International Civil Aviation Organisation (ICAO)

Dec. 5, 2022

India is among the top 50 countries with best aviation safety in the latest ICAO rankings.

About:

  • In the rankings by the ICAO, India is now at the 48th position, a "quantum leap" from the 102nd rank it had in 2018. The rankings are for 187 countries and assessments were done at different points of time.
  • Under its Universal Safety Oversight Audit Programme (USOAP) Continuous Monitoring Approach, an ICAO Coordinated Validation Mission (ICVM) was undertaken from November 9 to 16.
  • The rankings are topped by Singapore with a score of 99.69 per cent. It is followed by the UAE at the second position and the Republic of Korea is at the third place.
  • With a score of 49 per cent each, India and Georgia are at the 48th position.
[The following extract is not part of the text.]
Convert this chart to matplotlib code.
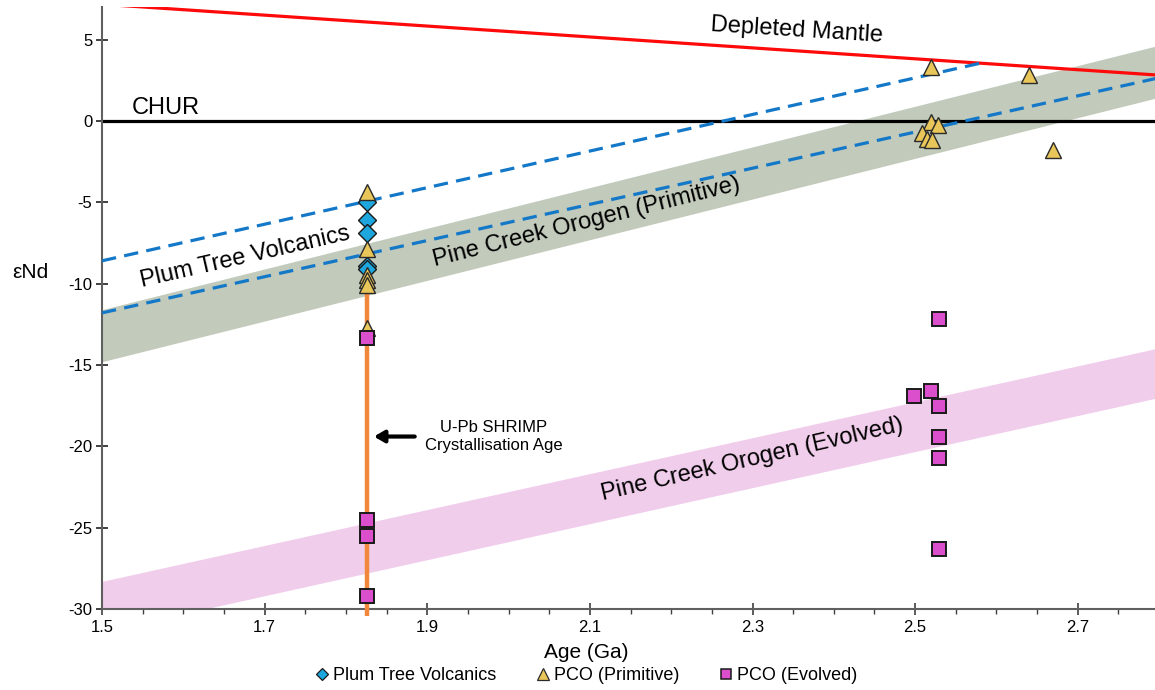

Neighbouring Pakistan is at the 100th spot with a score of 70.39 per cent.

What is ICAO?

  • ICAO is funded and directed by 193 national governments to support their diplomacy and cooperation in air transport as signatory states to the Chicago Convention (1944).
    • ‘Chicago Convention’ established the core principles permitting international transport by air, and led to the creation of the specialized agency which has overseen it ever since – the International Civil Aviation Organization (ICAO).
  • ICAO develops standards for global air transport and assists its 192 Member States in sharing the world’s skies to their socio-economic benefit.
  • Headquarters: Montreal, Canada
  • Functions:
    • to maintain an administrative and expert bureaucracy (the ICAO Secretariat) supporting diplomatic interactions
    • to research new air transport policy and standardization innovations as directed and endorsed by governments through the ICAO Assembly, or by the ICAO Council which the assembly elects.
    • conducts educational outreach, develops coalitions, and conducts auditing, training, and capacity building activities worldwide per the needs and priorities governments identify and formalize.
  • Once governments achieve diplomatic consensus around a new standard’s scope and details, it is then adopted by those same 193 countries in order to bring worldwide alignment to their national regulations, helping to realize safe, secure and sustainable air operations on a truly global basis.